“Everybody’s lost something,” he says. “Most of us never get the chance to have it returned.” This small line said by FBI agent Dr. Wilson, is perhaps one of the most poignant. As the reader works their way through the Sacred Lies, you can’t help but to recognize how each character you encounter, has in their own right, lost something, whether tangible or less definable and is seeking a way to feel whole again.
The threads of loss, grief, redemption and growth weave themselves throughout Stephanie Oaks’s novel, “The Sacred Lies of Minnow Bly”. Though I was reluctant to pick this one up, I am very glad that I did. The cover art is beautiful, the back blurb and premise of the story intriguing and different. While at certain points, I would find myself putting the book down and shaking my head in disbelief over what I was reading, the end pay off was worthwhile and overall I enjoyed it. It was recommend to me by a librarian friend who posed the question, “Would you be interested in a book about a teen girl accused of murder, who subsequently has no hands?” Yes, I knew then, that this was bound to make my reading list.
The novel follows main character and reluctant narrator, Minnow Bly, a seventeen year old former cult member who is facing murder and assault charges while in Juvenile Detention. Shortly after she is assigned a cell, she is approached by an FBI agent who strikes a deal with her. If Minnow provides information about the cult she came from, its subsequent destruction and the death of its prophet, he will write a letter on her behalf to assist her with her release on her eighteenth birthday.
We are then drawn into Minnow’s life, beginning with her upheaval from the ordinary by her parents, as they followed their new prophet Kevin into the woods, to form a more perfect society. To the rules and regulations of the Kevinian Cult, which were mercurial and demanding. The appearance of abject racism that pervaded their group, and the blind willingness to believe in someone who by all accounts was largely unbelievable.
Readers are able to see first hand as Minnow grows, how she is not as adaptable to the Kevinian lifestyle, and, how she wishes to push boundaries, grow and question the universe around her. We also witness in detail, how she pays the price for those wishes.
Minnow’s story-line itself flits a bit back and forth as she finds herself caught up in memories of the people and places of her past, and at times it can feel a bit all over the place. There isn’t any consistent chronology for her memories and the onus is placed largely on the reader to try and piece together what events happened when.
Though many other characters are introduced throughout the novel, two stand out significantly to me. Angel, Minnow’s juvenile cellmate, who despite her initial description lives up to her namesake, and Jude, whose family history and own off the grid lifestyle lends itself to an interesting contrast with regulated cult living; as well as offering the ability for readers to see how the complexities of religion and race can still come into play out in the wild.

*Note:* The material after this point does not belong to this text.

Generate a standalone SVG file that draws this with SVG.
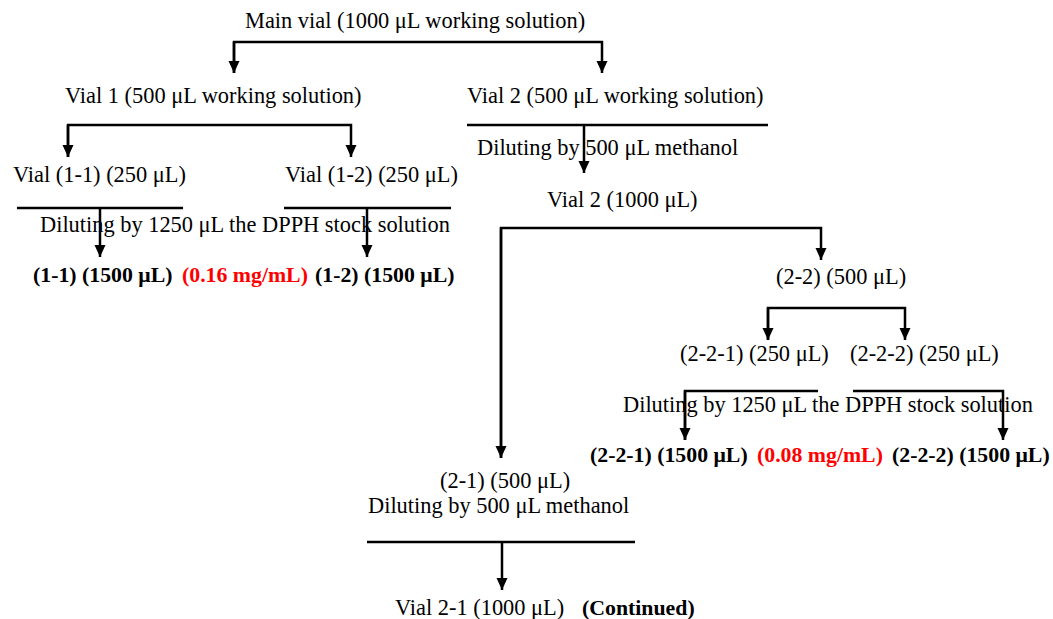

As I wish to leave this review as spoiler free as I can, I will instead say this. At first read, this book is page turning and deceptively simplistic, but it does have a story and a main character who will linger with you if you allow her to.
When you pause to give a slightly deeper reflection to the text, as well as the context and circumstances surrounding its narrator, I think you may be surprised to see all that comes from this YA debut.
If you are looking for your next read, I would definitely recommend “The Sacred Lies of Minnow Bly” by Stephanie Oaks and I look forward to hearing your comments and interpretations!